GIVEN MATERIAL ▸
>> START

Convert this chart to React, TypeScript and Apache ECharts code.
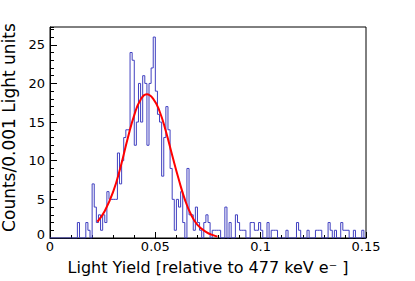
import React, { useEffect, useRef } from "react";
import * as echarts from "echarts";

// Histogram: 150 bins of width 0.001 from 0 to 0.15
const binWidth = 0.001;
const binCounts = [
  0, 0, 0, 0, 0, 0, 0, 0, 0, 0,
  0, 0, 0, 2, 0, 0, 0, 2, 1, 0,
  7, 4, 2, 3, 1, 3, 2, 6, 5, 5,
  5, 5, 11, 7, 10, 13, 14, 14, 24, 23,
  12, 15, 20, 15, 21, 20, 12, 20, 22, 26,
  19, 16, 15, 8, 13, 17, 14, 9, 5, 1,
  5, 4, 6, 2, 0, 9, 3, 3, 1, 4,
  2, 1, 0, 2, 3, 2, 0, 1, 1, 1,
  1, 0, 0, 4, 0, 2, 0, 0, 3, 2,
  1, 1, 1, 0, 0, 2, 2, 1, 1, 2,
  1, 0, 0, 2, 0, 1, 1, 1, 0, 0,
  0, 0, 1, 0, 0, 0, 0, 2, 1, 0,
  0, 0, 1, 0, 0, 0, 1, 1, 1, 0,
  0, 0, 2, 1, 0, 1, 0, 0, 2, 1,
  1, 1, 0, 0, 1, 0, 0, 0, 1, 0,
];

// Fit curve
const fitX = [0.0225, 0.026, 0.03, 0.0335, 0.037, 0.04, 0.043, 0.046, 0.049, 0.052, 0.055, 0.058, 0.061, 0.064, 0.067, 0.07, 0.074, 0.078, 0.0795];
const fitY = [2.1, 3.5, 6.0, 9.2, 13.0, 15.9, 17.9, 18.6, 18.0, 16.4, 13.8, 10.7, 7.7, 5.0, 3.0, 1.7, 0.8, 0.3, 0.2];

const xMin = 0;
const xMax = 0.15;
const xMajor = 0.05;
const xMinor = 0.01;
const yMin = 0;
const yMax = 27.3;
const yMajor = 5;
const yMinor = 1;

const xTitle = "Light Yield [relative to 477 keV e\u207B ]";
const yTitle = "Counts/0.001 Light units";

const FONT = "DejaVu Sans";

export default function App() {
  const ref = useRef<HTMLDivElement>(null);
  useEffect(() => {
    if (!ref.current) return;
    const chart = echarts.init(ref.current, null, { renderer: "svg" });
    const histData: [number, number][] = binCounts.map((c, i) => [i * binWidth, c]);
    histData.push([binCounts.length * binWidth, binCounts[binCounts.length - 1]]);
    const fitData = fitX.map((x, i) => [x, fitY[i]]);
    chart.setOption({
      animation: false,
      backgroundColor: "#fff",
      grid: {
        left: 50,
        top: 27,
        width: 316,
        height: 211,
        show: true,
        borderColor: "#000",
        borderWidth: 1,
        backgroundColor: "transparent",
        containLabel: false,
        outerBoundsMode: "none",
      },
      xAxis: [
        {
          type: "value",
          min: xMin,
          max: xMax,
          interval: xMajor,
          axisLine: { show: true, onZero: false, lineStyle: { color: "#000", width: 1 } },
          axisTick: { show: true, inside: true, length: 6, lineStyle: { color: "#000" } },
          minorTick: { show: true, splitNumber: Math.round(xMajor / xMinor), length: 3, lineStyle: { color: "#000" } },
          splitLine: { show: false },
          axisLabel: { color: "#000", fontSize: 13, fontFamily: FONT, margin: 2 },
          name: xTitle,
          nameLocation: "middle",
          nameGap: 21,
          nameTextStyle: { color: "#000", fontSize: 16, fontFamily: FONT },
        },
      ],
      yAxis: [
        {
          type: "value",
          min: yMin,
          max: yMax,
          interval: yMajor,
          axisLine: { show: true, onZero: false, lineStyle: { color: "#000", width: 1 } },
          axisTick: { show: true, inside: true, length: 7, lineStyle: { color: "#000" } },
          splitLine: { show: false },
          axisLabel: {
            color: "#000",
            fontSize: 13,
            fontFamily: FONT,
            margin: 5,
            showMaxLabel: false,
            formatter: (v: number) => (v === 0 ? "{z|0}" : String(v)),
            rich: { z: { fontSize: 13, fontFamily: FONT, color: "#000", padding: [0, 0, 8, 0] } },
          },
          name: yTitle,
          nameLocation: "middle",
          nameGap: 31,
          nameRotate: 90,
          nameTextStyle: { color: "#000", fontSize: 17, fontFamily: FONT, padding: [0, 0, 0, 10] },
        },
        {
          type: "value",
          min: yMin,
          max: yMax,
          interval: yMinor,
          position: "left",
          offset: 0,
          axisLine: { show: false },
          axisTick: { show: true, inside: true, length: 4, lineStyle: { color: "#000" } },
          splitLine: { show: false },
          axisLabel: { show: false },
        },
      ],
      series: [
        {
          type: "line",
          step: "end",
          data: histData,
          symbol: "none",
          lineStyle: { color: "#4040c0", width: 1 },
          z: 2,
        },
        {
          type: "line",
          smooth: 0.5,
          data: fitData,
          symbol: "none",
          lineStyle: { color: "#ff0000", width: 2 },
          z: 3,
        },
      ],
    });
    return () => chart.dispose();
  }, []);
  return <div ref={ref} style={{ position: "fixed", left: 0, top: 0, width: 415, height: 281 }} />;
}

>> END

WRITTEN TASK ▸ Repeat the data exactly, without the pictures.

RESPONSE TO THE EXERCISE ▸
Convert this chart to React, TypeScript and Apache ECharts code.
import React, { useEffect, useRef } from "react";
import * as echarts from "echarts";

// Histogram: 150 bins of width 0.001 from 0 to 0.15
const binWidth = 0.001;
const binCounts = [
  0, 0, 0, 0, 0, 0, 0, 0, 0, 0,
  0, 0, 0, 2, 0, 0, 0, 2, 1, 0,
  7, 4, 2, 3, 1, 3, 2, 6, 5, 5,
  5, 5, 11, 7, 10, 13, 14, 14, 24, 23,
  12, 15, 20, 15, 21, 20, 12, 20, 22, 26,
  19, 16, 15, 8, 13, 17, 14, 9, 5, 1,
  5, 4, 6, 2, 0, 9, 3, 3, 1, 4,
  2, 1, 0, 2, 3, 2, 0, 1, 1, 1,
  1, 0, 0, 4, 0, 2, 0, 0, 3, 2,
  1, 1, 1, 0, 0, 2, 2, 1, 1, 2,
  1, 0, 0, 2, 0, 1, 1, 1, 0, 0,
  0, 0, 1, 0, 0, 0, 0, 2, 1, 0,
  0, 0, 1, 0, 0, 0, 1, 1, 1, 0,
  0, 0, 2, 1, 0, 1, 0, 0, 2, 1,
  1, 1, 0, 0, 1, 0, 0, 0, 1, 0,
];

// Fit curve
const fitX = [0.0225, 0.026, 0.03, 0.0335, 0.037, 0.04, 0.043, 0.046, 0.049, 0.052, 0.055, 0.058, 0.061, 0.064, 0.067, 0.07, 0.074, 0.078, 0.0795];
const fitY = [2.1, 3.5, 6.0, 9.2, 13.0, 15.9, 17.9, 18.6, 18.0, 16.4, 13.8, 10.7, 7.7, 5.0, 3.0, 1.7, 0.8, 0.3, 0.2];

const xMin = 0;
const xMax = 0.15;
const xMajor = 0.05;
const xMinor = 0.01;
const yMin = 0;
const yMax = 27.3;
const yMajor = 5;
const yMinor = 1;

const xTitle = "Light Yield [relative to 477 keV e\u207B ]";
const yTitle = "Counts/0.001 Light units";

const FONT = "DejaVu Sans";

export default function App() {
  const ref = useRef<HTMLDivElement>(null);
  useEffect(() => {
    if (!ref.current) return;
    const chart = echarts.init(ref.current, null, { renderer: "svg" });
    const histData: [number, number][] = binCounts.map((c, i) => [i * binWidth, c]);
    histData.push([binCounts.length * binWidth, binCounts[binCounts.length - 1]]);
    const fitData = fitX.map((x, i) => [x, fitY[i]]);
    chart.setOption({
      animation: false,
      backgroundColor: "#fff",
      grid: {
        left: 50,
        top: 27,
        width: 316,
        height: 211,
        show: true,
        borderColor: "#000",
        borderWidth: 1,
        backgroundColor: "transparent",
        containLabel: false,
        outerBoundsMode: "none",
      },
      xAxis: [
        {
          type: "value",
          min: xMin,
          max: xMax,
          interval: xMajor,
          axisLine: { show: true, onZero: false, lineStyle: { color: "#000", width: 1 } },
          axisTick: { show: true, inside: true, length: 6, lineStyle: { color: "#000" } },
          minorTick: { show: true, splitNumber: Math.round(xMajor / xMinor), length: 3, lineStyle: { color: "#000" } },
          splitLine: { show: false },
          axisLabel: { color: "#000", fontSize: 13, fontFamily: FONT, margin: 2 },
          name: xTitle,
          nameLocation: "middle",
          nameGap: 21,
          nameTextStyle: { color: "#000", fontSize: 16, fontFamily: FONT },
        },
      ],
      yAxis: [
        {
          type: "value",
          min: yMin,
          max: yMax,
          interval: yMajor,
          axisLine: { show: true, onZero: false, lineStyle: { color: "#000", width: 1 } },
          axisTick: { show: true, inside: true, length: 7, lineStyle: { color: "#000" } },
          splitLine: { show: false },
          axisLabel: {
            color: "#000",
            fontSize: 13,
            fontFamily: FONT,
            margin: 5,
            showMaxLabel: false,
            formatter: (v: number) => (v === 0 ? "{z|0}" : String(v)),
            rich: { z: { fontSize: 13, fontFamily: FONT, color: "#000", padding: [0, 0, 8, 0] } },
          },
          name: yTitle,
          nameLocation: "middle",
          nameGap: 31,
          nameRotate: 90,
          nameTextStyle: { color: "#000", fontSize: 17, fontFamily: FONT, padding: [0, 0, 0, 10] },
        },
        {
          type: "value",
          min: yMin,
          max: yMax,
          interval: yMinor,
          position: "left",
          offset: 0,
          axisLine: { show: false },
          axisTick: { show: true, inside: true, length: 4, lineStyle: { color: "#000" } },
          splitLine: { show: false },
          axisLabel: { show: false },
        },
      ],
      series: [
        {
          type: "line",
          step: "end",
          data: histData,
          symbol: "none",
          lineStyle: { color: "#4040c0", width: 1 },
          z: 2,
        },
        {
          type: "line",
          smooth: 0.5,
          data: fitData,
          symbol: "none",
          lineStyle: { color: "#ff0000", width: 2 },
          z: 3,
        },
      ],
    });
    return () => chart.dispose();
  }, []);
  return <div ref={ref} style={{ position: "fixed", left: 0, top: 0, width: 415, height: 281 }} />;
}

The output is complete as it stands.